En octobre 2024, j’ai concrétisé un rêve de longue date en créant la maison d’édition PILIBO, dédiée à la mise en lumière des figures inspirantes de la diaspora caribéenne.

54 ÉTATS : Qu’est-ce qui vous a poussé à écrire sur des personnalités comme Christiane Eda-Pierre et Alain Rézard de Wouves ?

Catherine Marceline : La transmission. Nous devons connaître nos racines pour mieux construire l’avenir. Un peuple qui ignore d’où il vient ne peut pas avancer avec clarté. Une jeunesse qui méconnaît les figures d’excellence qui l’ont précédée ne peut pas être inspirée pour poursuivre sur cette voie. L’histoire telle qu’elle m’a été enseignée était largement silencieuse sur les grandes personnalités de la diaspora caribéenne.
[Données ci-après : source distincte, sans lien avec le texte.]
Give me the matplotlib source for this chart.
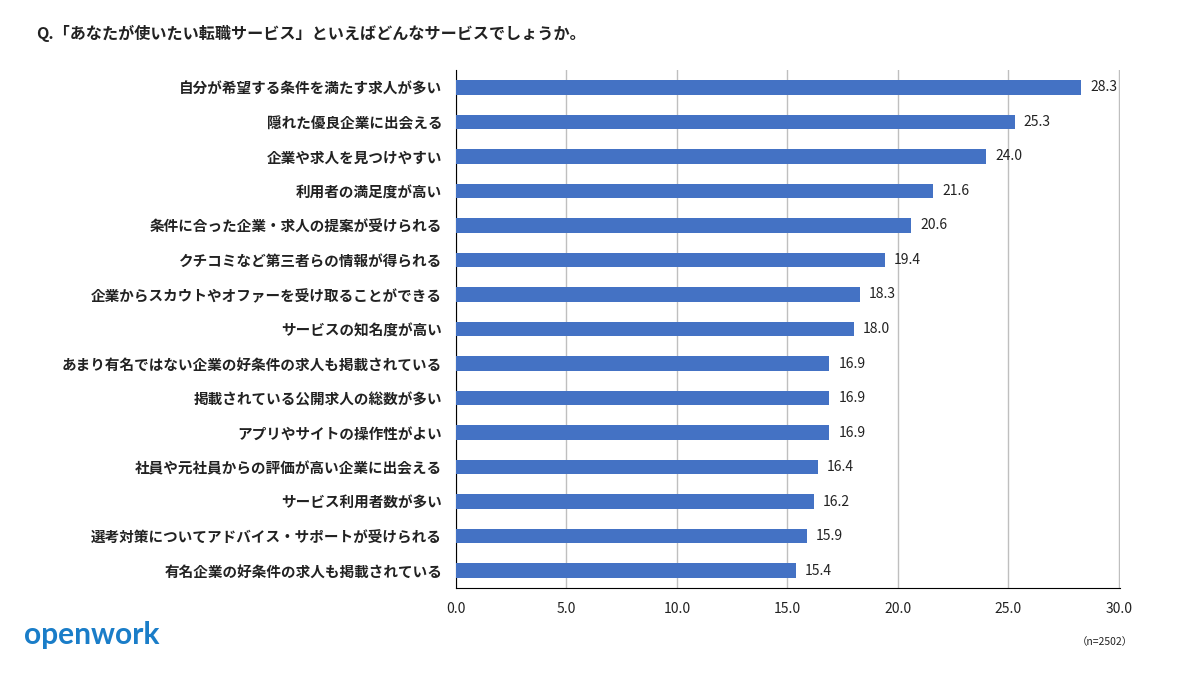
import matplotlib
matplotlib.use("Agg")
import matplotlib.pyplot as plt

plt.rcParams['font.family'] = ['Noto Sans CJK JP', 'DejaVu Sans']

labels = [
    "自分が希望する条件を満たす求人が多い",
    "隠れた優良企業に出会える",
    "企業や求人を見つけやすい",
    "利用者の満足度が高い",
    "条件に合った企業・求人の提案が受けられる",
    "クチコミなど第三者らの情報が得られる",
    "企業からスカウトやオファーを受け取ることができる",
    "サービスの知名度が高い",
    "あまり有名ではない企業の好条件の求人も掲載されている",
    "掲載されている公開求人の総数が多い",
    "アプリやサイトの操作性がよい",
    "社員や元社員からの評価が高い企業に出会える",
    "サービス利用者数が多い",
    "選考対策についてアドバイス・サポートが受けられる",
    "有名企業の好条件の求人も掲載されている",
]
values = [28.3, 25.3, 24.0, 21.6, 20.6, 19.4, 18.3, 18.0, 16.9, 16.9, 16.9, 16.4, 16.2, 15.9, 15.4]
xticks = [0, 5, 10, 15, 20, 25, 30]

fig = plt.figure(figsize=(11.77, 6.81), dpi=100)
ax = fig.add_axes([0.3874, 0.1366, 0.5642, 0.7606])

y = list(range(len(labels)))
ax.barh(y, values, height=0.42, color='#4472C4', zorder=3)
ax.set_ylim(len(labels) - 0.5, -0.5)
ax.set_xlim(0, 30.05)
ax.set_yticks(y)
ax.set_yticklabels(labels, fontsize=10.5, fontweight='bold', color='#222222')
ax.set_xticks(xticks)
ax.set_xticklabels([f"{t:.1f}" for t in xticks], fontsize=10, color='#222222')
ax.tick_params(axis='y', length=0, pad=10)
ax.tick_params(axis='x', length=0, pad=10)
ax.grid(axis='x', color='#BFBFBF', linewidth=1, zorder=0)
for s in ['top', 'right']:
    ax.spines[s].set_visible(False)
ax.spines['left'].set_color('black')
ax.spines['bottom'].set_color('black')

for yi, v in zip(y, values):
    ax.text(v + 0.4, yi, f"{v:.1f}", va='center', ha='left', fontsize=10, color='#222222')

fig.text(0.031, 0.951, "Q.「あなたが使いたい転職サービス」といえばどんなサービスでしょうか。",
         fontsize=11.6, fontweight='bold', color='#222222', va='center')
fig.text(0.020, 0.068, "openwork", fontsize=21.5, fontweight='bold', color='#1A7DC8',
         va='center', family=['Lato', 'DejaVu Sans'])
fig.text(0.9625, 0.058, "（n=2502）", fontsize=7.5, color='#222222', va='center', ha='right')

fig.savefig("out.png", dpi=100)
Aujourd’hui, les choses évoluent, mais il reste encore beaucoup à faire, notamment pour la visibilité des femmes.

Mon premier ouvrage sur Christiane Eda-Pierre s’est imposé naturellement : enfant, elle a été la première cantatrice que j’ai vue chanter. Il me paraissait essentiel de consacrer mon premier livre à une femme forte, pionnière dans son domaine.

Quant à Alain Rézard de Wouves, il m’intéressait autant par son parcours d’entrepreneur novateur que par son rôle dans l’histoire martiniquaise. Il fut l’un des quatre fondateurs du célèbre Tour des yoles rondes de Martinique et un héritier des grandes familles du rhum martiniquais. En découvrant que nous étions cousins, il m’a demandé d’écrire son histoire, ce que j’ai accepté avec enthousiasme.
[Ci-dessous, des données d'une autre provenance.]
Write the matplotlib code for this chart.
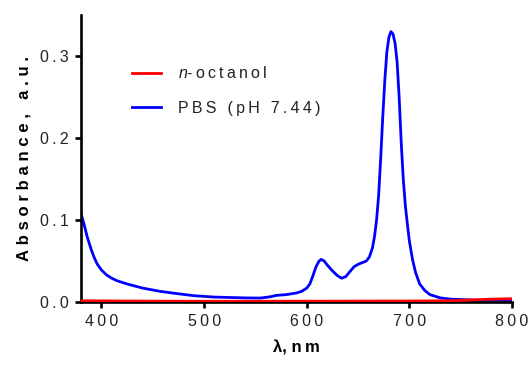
import matplotlib
matplotlib.use("Agg")
import matplotlib.pyplot as plt

plt.rcParams['font.family'] = ['Liberation Sans', 'DejaVu Sans']
plt.rcParams['mathtext.fontset'] = 'custom'
plt.rcParams['mathtext.it'] = 'Liberation Sans:italic'
plt.rcParams['mathtext.rm'] = 'Liberation Sans'

# Data
wl_pbs = [380, 383, 386, 390, 393, 396, 400, 405, 410, 415, 425, 440, 457, 475, 490,
          510, 540, 555, 565, 570, 580, 590, 595, 600, 603, 606, 609, 612, 614, 617,
          620, 625, 630, 634, 638, 642, 646, 650, 654, 658, 661, 664, 666, 668, 670,
          672, 674, 676, 678, 680, 682, 684, 686, 688, 690, 692, 694, 696, 698,
          700, 703, 706, 710, 715, 720, 730, 740, 750, 770, 800]
abs_pbs = [0.108, 0.095, 0.080, 0.064, 0.054, 0.046, 0.039, 0.033, 0.029, 0.026, 0.022,
           0.017, 0.013, 0.010, 0.0077, 0.006, 0.005, 0.0048, 0.0065, 0.008, 0.009,
           0.011, 0.013, 0.017, 0.022, 0.032, 0.043, 0.050, 0.052, 0.050, 0.045, 0.038,
           0.032, 0.029, 0.031, 0.037, 0.043, 0.046, 0.048, 0.050, 0.055, 0.066, 0.080,
           0.100, 0.130, 0.175, 0.225, 0.270, 0.305, 0.323, 0.330, 0.327, 0.316, 0.293,
           0.250, 0.195, 0.150, 0.118, 0.095, 0.074, 0.052, 0.036, 0.022, 0.014, 0.009,
           0.005, 0.0035, 0.003, 0.002, 0.002]

wl_oct = [380, 420, 460, 500, 540, 580, 620, 660, 700, 740, 760, 780, 800]
abs_oct = [0.0015, 0.0012, 0.0010, 0.0009, 0.0009, 0.0010, 0.0010, 0.0011, 0.0012,
           0.0015, 0.0025, 0.0035, 0.0040]

x_ticks = [400, 500, 600, 700, 800]
y_ticks = [0.0, 0.1, 0.2, 0.3]

def spaced(s, sep='\u2009'):
    return sep.join(s)

fig = plt.figure(figsize=(5.29, 3.71), dpi=100)
ax = fig.add_axes([0.153, 0.186, 0.815, 0.773])

ax.plot(wl_oct, abs_oct, color='#ff0000', lw=2.0, label=r'$\mathit{n}$' + spaced('-octanol'), zorder=3)
ax.plot(wl_pbs, abs_pbs, color='#0000ff', lw=2.0, label=spaced('PBS (pH 7.44)'), zorder=2)

ax.set_xlim(380, 800)
ax.set_ylim(0, 0.35)
ax.set_xticks(x_ticks)
ax.set_xticklabels([spaced(str(v)) for v in x_ticks])
ax.set_yticks(y_ticks)
ax.set_yticklabels([spaced(f'{v:.1f}') for v in y_ticks])

for s in ['top', 'right']:
    ax.spines[s].set_visible(False)
for s in ['left', 'bottom']:
    ax.spines[s].set_linewidth(1.9)
ax.tick_params(axis='both', direction='out', length=4, width=1.9, labelsize=11.5, colors='black',
               labelcolor='#222222', pad=5)

ax.set_ylabel(spaced('Absorbance, a.u.', '\u2009\u200a'), fontsize=12, fontweight='bold', labelpad=6)
ax.set_xlabel('λ, ' + spaced('nm'), fontsize=12, fontweight='bold', labelpad=8)

leg = ax.legend(loc='upper left', bbox_to_anchor=(0.085, 0.875), frameon=False, fontsize=11.5,
                handlelength=1.8, handletextpad=1.1, labelspacing=1.2)
for t in leg.get_texts():
    t.set_color('#222222')

fig.savefig('out.png', dpi=100)
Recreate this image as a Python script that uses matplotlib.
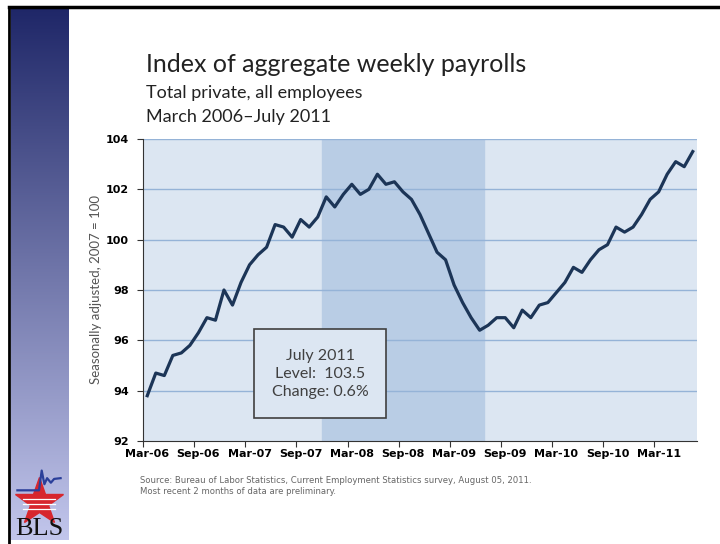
import numpy as np
import matplotlib
matplotlib.use('Agg')
import matplotlib.pyplot as plt
from matplotlib.patches import Rectangle
from matplotlib.lines import Line2D

# Index of aggregate weekly payrolls, Mar 2006 - Jul 2011 (monthly)
values = [93.8, 94.7, 94.6, 95.4, 95.5, 95.8, 96.3, 96.9, 96.8, 98.0,
          97.4, 98.3, 99.0, 99.4, 99.7, 100.6, 100.5, 100.1, 100.8, 100.5,
          100.9, 101.7, 101.3, 101.8, 102.2, 101.8, 102.0, 102.6, 102.2, 102.3,
          101.9, 101.6, 101.0, 100.25, 99.5, 99.2, 98.2, 97.5, 96.9, 96.4,
          96.6, 96.9, 96.9, 96.5, 97.2, 96.9, 97.4, 97.5, 97.9, 98.3,
          98.9, 98.7, 99.2, 99.6, 99.8, 100.5, 100.3, 100.5, 101.0, 101.6,
          101.9, 102.6, 103.1, 102.9, 103.5]
tick_labels = ['Mar-06', 'Sep-06', 'Mar-07', 'Sep-07', 'Mar-08', 'Sep-08',
               'Mar-09', 'Sep-09', 'Mar-10', 'Sep-10', 'Mar-11']
recession_start = 21  # Dec 2007
recession_end = 39    # Jun 2009
y_ticks = [92, 94, 96, 98, 100, 102, 104]

x = np.arange(len(values))

fig = plt.figure(figsize=(7.2, 5.44), dpi=100)
fig.patch.set_facecolor('white')

# slide decorations: gradient bar on the left, frame lines
bar = fig.add_axes([11 / 720, 1 - 540 / 544, 58 / 720, 532 / 544])
top_c = np.array([0x1f, 0x27, 0x68]) / 255
bot_c = np.array([0xc2, 0xc6, 0xec]) / 255
t = np.linspace(0, 1, 256)[:, None]
grad = top_c * (1 - t)[:, :, None] + bot_c * t[:, :, None]
bar.imshow(grad, aspect='auto', extent=[0, 1, 0, 1])
bar.axis('off')

fig.add_artist(Line2D([9 / 720, 1], [1 - 7 / 544, 1 - 7 / 544], color='black', lw=2.5))
fig.add_artist(Line2D([9 / 720, 9 / 720], [0, 1 - 7 / 544], color='black', lw=2))

# BLS logo (simplified)
logo = fig.add_axes([12 / 720, 1 - 542 / 544, 54 / 720, 76 / 544])
logo.set_xlim(0, 1)
logo.set_ylim(0, 1)
logo.axis('off')
logo.plot([0.5], [0.52], marker='*', markersize=36, color='#d7262d', markeredgecolor='#d7262d')
for yy in [0.44, 0.50, 0.56]:
    logo.plot([0.2, 0.8], [yy, yy], color='white', lw=0.9)
logo.plot([0.1, 0.5, 0.55, 0.6, 0.65, 0.72, 0.78, 0.9],
          [0.68, 0.68, 0.94, 0.76, 0.84, 0.78, 0.83, 0.84], color='#2a3f9a', lw=1.6)
logo.text(0.5, 0.02, 'BLS', ha='center', va='bottom', fontsize=19,
          family='Liberation Serif', color='#111111')

# main chart
ax = fig.add_axes([143 / 720, 1 - 441 / 544, 554 / 720, 302 / 544])
ax.set_facecolor('#dce6f2')
ax.axvspan(recession_start - 0.5, recession_end + 0.5, color='#b9cde5', zorder=0)
for yv in y_ticks[1:]:
    ax.axhline(yv, color='#95b3d7', lw=1.0, zorder=1)
ax.plot(x, values, color='#1c3557', lw=2.3, zorder=3)

ax.set_xlim(-0.5, len(values) - 0.5)
ax.set_ylim(92, 104)
ax.set_yticks(y_ticks)
ax.set_yticklabels([str(v) for v in y_ticks], fontsize=8, fontweight='bold')
ax.set_xticks(np.arange(0, len(values), 6) - 0.5)
ax.set_xticklabels([])
ax.set_xticks(np.arange(0, len(values), 6), minor=True)
ax.set_xticklabels(tick_labels, minor=True, fontsize=8, fontweight='bold')
ax.tick_params(axis='x', which='minor', length=0, pad=6)
ax.tick_params(axis='x', which='major', length=4, color='#333333')
ax.tick_params(axis='y', length=4, color='#333333', pad=6)
for s in ['top', 'right']:
    ax.spines[s].set_visible(False)
ax.spines['left'].set_color('#333333')
ax.spines['bottom'].set_color('#333333')
ax.set_ylabel('Seasonally adjusted, 2007 = 100', fontsize=9.5, color='#555555',
              family='Lato', labelpad=3)

# annotation box
ax.add_patch(Rectangle((0.2004, 0.076), 0.2382, 0.295, transform=ax.transAxes,
                       facecolor='#dce6f2', edgecolor='#404040', lw=1.2, zorder=4))
ax.text(0.3195, 0.222, 'July 2011\nLevel:  103.5\nChange: 0.6%', transform=ax.transAxes,
        ha='center', va='center', fontsize=11.5, color='#404040', linespacing=1.35,
        zorder=5, family='Lato')

# titles
fig.text(146 / 720, 1 - 64 / 544, 'Index of aggregate weekly payrolls', fontsize=18,
         family='Lato', color='#222222', va='center')
fig.text(146 / 720, 1 - 93 / 544, 'Total private, all employees', fontsize=13,
         family='Lato', color='#222222', va='center')
fig.text(146 / 720, 1 - 117 / 544, 'March 2006\u2013July 2011', fontsize=13,
         family='Lato', color='#222222', va='center')

fig.text(140 / 720, 1 - 486 / 544,
         'Source: Bureau of Labor Statistics, Current Employment Statistics survey, August 05, 2011.\n'
         'Most recent 2 months of data are preliminary.',
         fontsize=6.1, color='#666666', va='center', linespacing=1.25)

fig.savefig('out.png', dpi=100)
54 ÉTATS : Votre livre, qui dénonce les violences conjugales subies par votre cliente Ingrid Littré, a suscité des réactions très fortes, y compris des menaces à votre encontre. Comment vivez-vous cette situation et quel message espérez-vous faire passer à travers ce récit ?

Catherine Marceline : Pour mon troisième ouvrage, je suis restée également dans le cadre d’une biographie. Ingrid LITTRÉ a été ma cliente pendant cinq dans le cadre des différentes procédures qui l’ont opposées à son ex-mari, le célèbre rappeur KALASH.

 

 

 

 

Cet ouvrage a une orientation plus militante puisqu’il a pour vocation à libérer la parole d’une femme qui s’est tue pendant cinq ans malgré le cyberharcèlement qu’elle subissait de la part de son ex-mari.

Mais surtout, ce livre a permis de mettre en lumière une réalité que subissent des milliers de femmes en Martinique, la violence conjugale.

Ancienne miss et mannequin, influenceuse très connue à la Martinique et aux Antilles, Ingrid LITTRÉ a accepté que j’écrive son histoire, que j’ai replacée dans un contexte générationnel et sociétal de violences.

Le livre est sorti il y a quelques semaines, en décembre 2024, et il a beaucoup fait parler de lui. D’abord parce que nous avons reçu, elle et moi, de nombreux témoignages de femmes vivant des situations similaires. Ensuite parce que, malgré toutes les difficultés que j’ai eues à le distribuer (piratage de la version numérique, retard importants de livraison de la version papier), le livre est quand même un best-seller.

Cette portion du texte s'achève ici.